Every line below is to be copied exactly, with the pictures left out.

DATA »
-=-=-=-=-
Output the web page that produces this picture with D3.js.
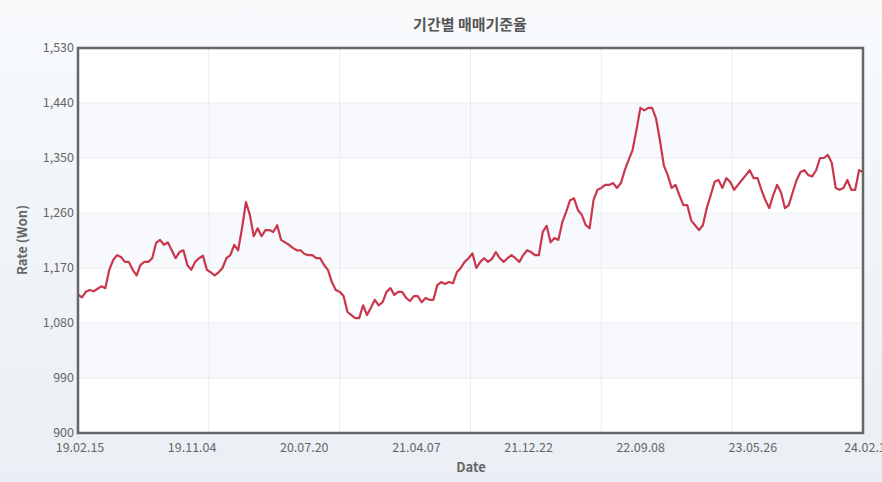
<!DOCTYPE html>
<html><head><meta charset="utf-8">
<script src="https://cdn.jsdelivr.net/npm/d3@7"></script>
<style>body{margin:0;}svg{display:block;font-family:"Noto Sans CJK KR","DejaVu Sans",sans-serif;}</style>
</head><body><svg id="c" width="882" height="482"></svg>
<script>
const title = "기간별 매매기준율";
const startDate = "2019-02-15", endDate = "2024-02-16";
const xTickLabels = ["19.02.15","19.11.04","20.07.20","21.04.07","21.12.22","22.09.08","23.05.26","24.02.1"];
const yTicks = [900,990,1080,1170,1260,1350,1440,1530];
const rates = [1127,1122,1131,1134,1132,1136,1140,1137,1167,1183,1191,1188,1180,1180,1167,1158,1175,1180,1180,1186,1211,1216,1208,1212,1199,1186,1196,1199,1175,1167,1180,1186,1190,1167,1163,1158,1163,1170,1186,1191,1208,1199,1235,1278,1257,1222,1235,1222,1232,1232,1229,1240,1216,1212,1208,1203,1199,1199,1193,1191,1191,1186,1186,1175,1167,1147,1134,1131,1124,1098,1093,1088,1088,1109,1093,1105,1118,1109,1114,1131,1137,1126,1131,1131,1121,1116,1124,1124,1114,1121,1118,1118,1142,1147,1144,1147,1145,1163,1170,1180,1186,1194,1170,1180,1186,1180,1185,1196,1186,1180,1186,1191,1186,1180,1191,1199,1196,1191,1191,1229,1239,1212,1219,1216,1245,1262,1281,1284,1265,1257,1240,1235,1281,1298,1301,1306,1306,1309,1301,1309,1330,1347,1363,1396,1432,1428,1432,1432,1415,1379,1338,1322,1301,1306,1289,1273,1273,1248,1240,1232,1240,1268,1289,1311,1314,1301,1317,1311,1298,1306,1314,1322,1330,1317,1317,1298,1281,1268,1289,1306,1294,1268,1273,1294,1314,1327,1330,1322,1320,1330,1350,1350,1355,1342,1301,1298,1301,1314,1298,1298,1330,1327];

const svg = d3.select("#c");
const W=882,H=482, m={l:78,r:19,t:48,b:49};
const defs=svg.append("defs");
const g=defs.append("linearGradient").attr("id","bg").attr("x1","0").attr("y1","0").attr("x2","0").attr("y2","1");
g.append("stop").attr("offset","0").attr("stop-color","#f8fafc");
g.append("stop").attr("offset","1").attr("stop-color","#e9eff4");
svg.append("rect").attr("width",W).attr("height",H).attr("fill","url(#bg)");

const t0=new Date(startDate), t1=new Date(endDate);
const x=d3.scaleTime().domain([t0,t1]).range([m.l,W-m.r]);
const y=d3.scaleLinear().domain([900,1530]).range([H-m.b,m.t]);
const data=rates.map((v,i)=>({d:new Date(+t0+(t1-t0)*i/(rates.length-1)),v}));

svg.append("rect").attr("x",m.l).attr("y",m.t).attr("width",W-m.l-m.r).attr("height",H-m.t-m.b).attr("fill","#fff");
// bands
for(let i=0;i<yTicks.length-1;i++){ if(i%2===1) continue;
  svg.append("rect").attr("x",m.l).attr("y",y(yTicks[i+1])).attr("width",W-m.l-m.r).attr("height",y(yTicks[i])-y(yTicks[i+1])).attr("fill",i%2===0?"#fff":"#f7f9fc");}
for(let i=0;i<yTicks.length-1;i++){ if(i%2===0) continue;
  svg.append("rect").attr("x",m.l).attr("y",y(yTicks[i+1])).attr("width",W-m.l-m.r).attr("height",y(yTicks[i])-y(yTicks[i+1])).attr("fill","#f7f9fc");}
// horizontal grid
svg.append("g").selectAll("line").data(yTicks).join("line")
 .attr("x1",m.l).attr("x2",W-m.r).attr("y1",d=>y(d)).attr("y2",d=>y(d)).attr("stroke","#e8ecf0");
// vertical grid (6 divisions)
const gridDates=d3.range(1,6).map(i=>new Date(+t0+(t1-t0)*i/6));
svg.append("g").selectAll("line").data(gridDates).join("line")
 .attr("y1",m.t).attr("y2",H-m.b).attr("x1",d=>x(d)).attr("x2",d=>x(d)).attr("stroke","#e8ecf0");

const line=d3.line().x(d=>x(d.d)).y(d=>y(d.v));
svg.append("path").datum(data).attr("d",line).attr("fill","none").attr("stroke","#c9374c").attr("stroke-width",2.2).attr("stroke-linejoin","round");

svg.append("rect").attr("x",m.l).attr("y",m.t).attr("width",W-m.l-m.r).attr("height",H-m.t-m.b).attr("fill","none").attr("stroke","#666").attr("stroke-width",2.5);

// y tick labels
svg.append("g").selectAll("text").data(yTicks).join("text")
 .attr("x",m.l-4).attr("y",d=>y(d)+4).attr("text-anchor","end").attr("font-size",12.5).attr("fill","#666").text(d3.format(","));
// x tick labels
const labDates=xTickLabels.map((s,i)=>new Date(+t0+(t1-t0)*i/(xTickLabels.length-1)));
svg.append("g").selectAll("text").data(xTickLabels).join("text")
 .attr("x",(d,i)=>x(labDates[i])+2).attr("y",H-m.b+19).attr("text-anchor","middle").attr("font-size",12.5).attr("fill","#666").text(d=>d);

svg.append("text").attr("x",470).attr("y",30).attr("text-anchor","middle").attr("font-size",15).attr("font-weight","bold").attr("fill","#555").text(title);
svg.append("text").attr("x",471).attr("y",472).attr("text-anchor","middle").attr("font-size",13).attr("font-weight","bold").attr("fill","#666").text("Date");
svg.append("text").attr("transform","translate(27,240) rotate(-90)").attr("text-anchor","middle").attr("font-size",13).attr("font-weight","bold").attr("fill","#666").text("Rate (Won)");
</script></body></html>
-=-=-=-=-
RESPONSE FOR THIS EXERCISE »
Output the web page that produces this picture with D3.js.
<!DOCTYPE html>
<html><head><meta charset="utf-8">
<script src="https://cdn.jsdelivr.net/npm/d3@7"></script>
<style>body{margin:0;}svg{display:block;font-family:"Noto Sans CJK KR","DejaVu Sans",sans-serif;}</style>
</head><body><svg id="c" width="882" height="482"></svg>
<script>
const title = "기간별 매매기준율";
const startDate = "2019-02-15", endDate = "2024-02-16";
const xTickLabels = ["19.02.15","19.11.04","20.07.20","21.04.07","21.12.22","22.09.08","23.05.26","24.02.1"];
const yTicks = [900,990,1080,1170,1260,1350,1440,1530];
const rates = [1127,1122,1131,1134,1132,1136,1140,1137,1167,1183,1191,1188,1180,1180,1167,1158,1175,1180,1180,1186,1211,1216,1208,1212,1199,1186,1196,1199,1175,1167,1180,1186,1190,1167,1163,1158,1163,1170,1186,1191,1208,1199,1235,1278,1257,1222,1235,1222,1232,1232,1229,1240,1216,1212,1208,1203,1199,1199,1193,1191,1191,1186,1186,1175,1167,1147,1134,1131,1124,1098,1093,1088,1088,1109,1093,1105,1118,1109,1114,1131,1137,1126,1131,1131,1121,1116,1124,1124,1114,1121,1118,1118,1142,1147,1144,1147,1145,1163,1170,1180,1186,1194,1170,1180,1186,1180,1185,1196,1186,1180,1186,1191,1186,1180,1191,1199,1196,1191,1191,1229,1239,1212,1219,1216,1245,1262,1281,1284,1265,1257,1240,1235,1281,1298,1301,1306,1306,1309,1301,1309,1330,1347,1363,1396,1432,1428,1432,1432,1415,1379,1338,1322,1301,1306,1289,1273,1273,1248,1240,1232,1240,1268,1289,1311,1314,1301,1317,1311,1298,1306,1314,1322,1330,1317,1317,1298,1281,1268,1289,1306,1294,1268,1273,1294,1314,1327,1330,1322,1320,1330,1350,1350,1355,1342,1301,1298,1301,1314,1298,1298,1330,1327];

const svg = d3.select("#c");
const W=882,H=482, m={l:78,r:19,t:48,b:49};
const defs=svg.append("defs");
const g=defs.append("linearGradient").attr("id","bg").attr("x1","0").attr("y1","0").attr("x2","0").attr("y2","1");
g.append("stop").attr("offset","0").attr("stop-color","#f8fafc");
g.append("stop").attr("offset","1").attr("stop-color","#e9eff4");
svg.append("rect").attr("width",W).attr("height",H).attr("fill","url(#bg)");

const t0=new Date(startDate), t1=new Date(endDate);
const x=d3.scaleTime().domain([t0,t1]).range([m.l,W-m.r]);
const y=d3.scaleLinear().domain([900,1530]).range([H-m.b,m.t]);
const data=rates.map((v,i)=>({d:new Date(+t0+(t1-t0)*i/(rates.length-1)),v}));

svg.append("rect").attr("x",m.l).attr("y",m.t).attr("width",W-m.l-m.r).attr("height",H-m.t-m.b).attr("fill","#fff");
// bands
for(let i=0;i<yTicks.length-1;i++){ if(i%2===1) continue;
  svg.append("rect").attr("x",m.l).attr("y",y(yTicks[i+1])).attr("width",W-m.l-m.r).attr("height",y(yTicks[i])-y(yTicks[i+1])).attr("fill",i%2===0?"#fff":"#f7f9fc");}
for(let i=0;i<yTicks.length-1;i++){ if(i%2===0) continue;
  svg.append("rect").attr("x",m.l).attr("y",y(yTicks[i+1])).attr("width",W-m.l-m.r).attr("height",y(yTicks[i])-y(yTicks[i+1])).attr("fill","#f7f9fc");}
// horizontal grid
svg.append("g").selectAll("line").data(yTicks).join("line")
 .attr("x1",m.l).attr("x2",W-m.r).attr("y1",d=>y(d)).attr("y2",d=>y(d)).attr("stroke","#e8ecf0");
// vertical grid (6 divisions)
const gridDates=d3.range(1,6).map(i=>new Date(+t0+(t1-t0)*i/6));
svg.append("g").selectAll("line").data(gridDates).join("line")
 .attr("y1",m.t).attr("y2",H-m.b).attr("x1",d=>x(d)).attr("x2",d=>x(d)).attr("stroke","#e8ecf0");

const line=d3.line().x(d=>x(d.d)).y(d=>y(d.v));
svg.append("path").datum(data).attr("d",line).attr("fill","none").attr("stroke","#c9374c").attr("stroke-width",2.2).attr("stroke-linejoin","round");

svg.append("rect").attr("x",m.l).attr("y",m.t).attr("width",W-m.l-m.r).attr("height",H-m.t-m.b).attr("fill","none").attr("stroke","#666").attr("stroke-width",2.5);

// y tick labels
svg.append("g").selectAll("text").data(yTicks).join("text")
 .attr("x",m.l-4).attr("y",d=>y(d)+4).attr("text-anchor","end").attr("font-size",12.5).attr("fill","#666").text(d3.format(","));
// x tick labels
const labDates=xTickLabels.map((s,i)=>new Date(+t0+(t1-t0)*i/(xTickLabels.length-1)));
svg.append("g").selectAll("text").data(xTickLabels).join("text")
 .attr("x",(d,i)=>x(labDates[i])+2).attr("y",H-m.b+19).attr("text-anchor","middle").attr("font-size",12.5).attr("fill","#666").text(d=>d);

svg.append("text").attr("x",470).attr("y",30).attr("text-anchor","middle").attr("font-size",15).attr("font-weight","bold").attr("fill","#555").text(title);
svg.append("text").attr("x",471).attr("y",472).attr("text-anchor","middle").attr("font-size",13).attr("font-weight","bold").attr("fill","#666").text("Date");
svg.append("text").attr("transform","translate(27,240) rotate(-90)").attr("text-anchor","middle").attr("font-size",13).attr("font-weight","bold").attr("fill","#666").text("Rate (Won)");
</script></body></html>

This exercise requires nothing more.